Na quase totalidade dos nossos poetas é manifesto o sentido realista. Com maior ou menor adaptação, estão no mundo da ciência ou no da experiência de toda a gente. Assim Gil Vicente situa a chacota, a crítica e a parénese no mundo trivial e alegórico do homem medievo; Camões, aliás coerentemente, situa a epopeia da vontade resoluta no mundo da física aristotélica e da astronomia ptolemaica, tidas por expressão exata da realidade; Antero situa o ideal da aniquilação da vontade como termo das dores da consciência num Universo que, após Eduardo de Hartmann, pensava que era metafisicamente coerente com a ciência moderna; e outros poetas, situados na experiência do mundo quotidiano, transmitem, dentre outros estados, a evasão de dadas circunstâncias ou de certos momentos, ou se entregam ao fluir da emotividade ou ao apelo da fantasia. Em todos, o mundo em que se situam é dado não só como patente mas ainda como real e consistente, pouco ou nada importando o sentido e o teor dos objetos dos seus estados, emoções ou fantasias, visto pressuporem e radicarem no mundo que lhes é dado tal e qual. A poesia que nos transmitem é essencialmente poesia antropocêntrica. Com Teixeira de Pascoais outro é o sentido do poetar. Como acentuei, a sua obra não se compreende sem o recurso à estrutura da mentalidade poética mas não se explica totalmente por ela, porque o poetar de Teixeira de Pascoais situa-se numa conceção do Mundo não só diversa mas hostil à conceção científica. É um poetar predominantemente ontocêntrico e não somente antropocêntrico, tanto mais que a sensibilidade e a reflexão se conjugaram para lhe ditarem a convicção plena de que “o destino do homem é ser a consciência do Universo em ascensão perpétua para Deus”. É que o homem lhe não aparecia somente como sujeito lógico, mas também, e acima de tudo, como lugar ontológico, de realidades essenciais, que estão para além do mundo da Ciência, ou seja o mundo, não do conhecimento mas do reconhecimento, o qual cria atingir mediante intuições e vivências mais expressivas e valiosas do que os dados e juízos do mundo do conhecimento científico.

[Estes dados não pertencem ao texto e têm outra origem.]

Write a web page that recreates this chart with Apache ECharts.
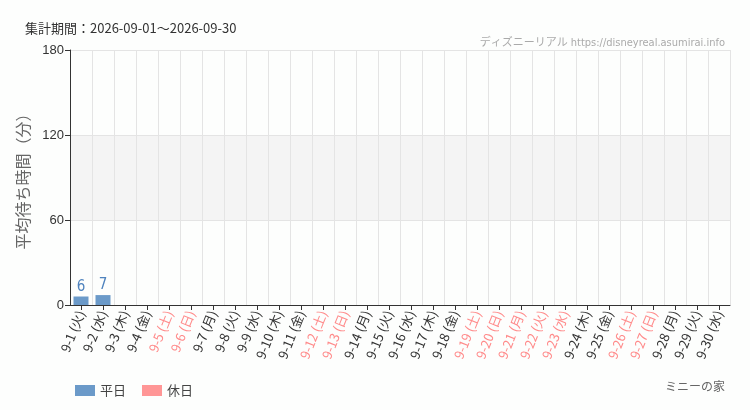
<!DOCTYPE html>
<html>
<head>
<meta charset="utf-8">
<script src="https://cdn.jsdelivr.net/npm/echarts@6/dist/echarts.min.js"></script>
<style>
  html, body { margin: 0; padding: 0; background: #fdfefd; }
  #chart { width: 750px; height: 410px; }
</style>
</head>
<body>
<div id="chart"></div>
<script>
// days of Sep 2026
const days = ["9-1 (火)", "9-2 (水)", "9-3 (木)", "9-4 (金)", "9-5 (土)", "9-6 (日)", "9-7 (月)", "9-8 (火)", "9-9 (水)", "9-10 (木)",
  "9-11 (金)", "9-12 (土)", "9-13 (日)", "9-14 (月)", "9-15 (火)", "9-16 (水)", "9-17 (木)", "9-18 (金)", "9-19 (土)", "9-20 (日)",
  "9-21 (月)", "9-22 (火)", "9-23 (水)", "9-24 (木)", "9-25 (金)", "9-26 (土)", "9-27 (日)", "9-28 (月)", "9-29 (火)", "9-30 (水)"];
// 1 = holiday
const holiday = [0, 0, 0, 0, 1, 1, 0, 0, 0, 0,
  0, 1, 1, 0, 0, 0, 0, 0, 1, 1,
  1, 1, 1, 0, 0, 1, 1, 0, 0, 0];
const weekdayWait = [6, 7, null, null, null, null, null, null, null, null,
  null, null, null, null, null, null, null, null, null, null,
  null, null, null, null, null, null, null, null, null, null];
const holidayWait = [null, null, null, null, null, null, null, null, null, null,
  null, null, null, null, null, null, null, null, null, null,
  null, null, null, null, null, null, null, null, null, null];
const yTicks = [0, 60, 120, 180];

const narrow = '"DejaVu Sans Condensed", "Noto Sans CJK JP", sans-serif';
const jp = '"Noto Sans CJK JP", sans-serif';

const chart = echarts.init(document.getElementById('chart'));
chart.setOption({
  animation: false,
  backgroundColor: '#fdfefd',
  title: [
    {
      text: '集計期間：2026-09-01～2026-09-30',
      left: 20, top: 17,
      textStyle: { fontSize: 13, fontWeight: 'normal', color: '#333', fontFamily: jp }
    },
    {
      text: 'ディズニーリアル https://disneyreal.asumirai.info',
      right: 20, top: 33,
      textStyle: { fontSize: 11, fontWeight: 'normal', color: '#aaa', fontFamily: narrow }
    },
    {
      text: 'ミニーの家',
      right: 20, top: 377,
      textStyle: { fontSize: 12, fontWeight: 'normal', color: '#666', fontFamily: narrow }
    }
  ],
  legend: {
    left: 70, top: 379,
    icon: 'rect',
    itemWidth: 20, itemHeight: 11, itemGap: 16,
    textStyle: { fontSize: 13, color: '#444', fontFamily: jp },
    data: ['平日', '休日']
  },
  grid: { left: 70, right: 20, top: 50, bottom: 105 },
  xAxis: {
    type: 'category',
    data: days,
    axisLine: { lineStyle: { color: '#333' } },
    axisTick: { show: true, alignWithLabel: true, lineStyle: { color: '#333' } },
    splitLine: { show: true, lineStyle: { color: '#e4e4e4' } },
    axisLabel: {
      interval: 0,
      rotate: 68,
      fontSize: 13,
      margin: 6,
      fontFamily: jp,
      color: (v, i) => holiday[i] ? '#ff8a8a' : '#333'
    }
  },
  yAxis: {
    type: 'value',
    min: yTicks[0], max: yTicks[yTicks.length - 1], interval: 60,
    name: '平均待ち時間（分）',
    nameLocation: 'middle',
    nameGap: 33,
    nameTextStyle: { fontSize: 16, color: '#666', fontFamily: jp },
    axisLine: { show: true, lineStyle: { color: '#333' } },
    axisTick: { show: true, lineStyle: { color: '#333' } },
    axisLabel: { fontSize: 13, color: '#333', margin: 6 },
    splitLine: { show: true, lineStyle: { color: '#e4e4e4' } },
    splitArea: { show: true, areaStyle: { color: ['rgba(255,255,255,0)', '#f4f4f4'] } }
  },
  series: [
    {
      name: '平日', type: 'bar', stack: 'w', barWidth: 15,
      data: weekdayWait,
      itemStyle: { color: '#6b9ac9' },
      label: { show: true, position: 'top', color: '#4f83be', fontSize: 15, fontFamily: narrow, distance: 2 }
    },
    {
      name: '休日', type: 'bar', stack: 'w', barWidth: 15,
      data: holidayWait,
      itemStyle: { color: '#ff9696' },
      label: { show: true, position: 'top', color: '#ff7f7f', fontSize: 15, fontFamily: narrow, distance: 2 }
    }
  ]
});
</script>
</body>
</html>
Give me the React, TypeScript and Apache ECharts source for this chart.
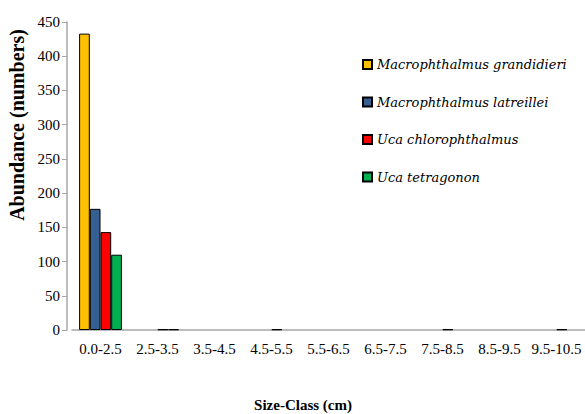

“Nunca me conformei com um conceito puramente científico de existência, ou aritmético-geométrico, quantitativo-extensivo”, escreveu em O Homem Universal. “A existência não cabe numa balança ou entre os ponteiros dum compasso. Pesar e medir é muito pouco; e esse pouco é ainda uma ilusão. O pesado é feito de imponderáveis, e a extensão de pontos inextensos, como a vida é feita de mortes. A realidade não está nas aparências transitórias, reflexos palpitantes, simulacros luminosos, um aflorar de quimeras materiais. Nem é sólida, nem líquida, nem gasosa nem eletromagnética, palavras com o mesmo significado nulo. Foge a todos os cálculos e a todos os olhos de vidro, por mais longe que eles vejam, ou se trate dum núcleo atómico perdido no infinitamente pequeno, ou da nebulosa Andrómeda, a seiscentos mil anos de luz da minha aldeia!

“A essência das coisas, essa verdade oculta na mentira, é de natureza poética e não científica. Aparece ao luar da inspiração e não à claridade fria da razão. Esta apenas descobre um simples jogo de forças repetido ou modificado lentamente, gestos insubstanciais, formas ocas, a casca dum fruto proibido.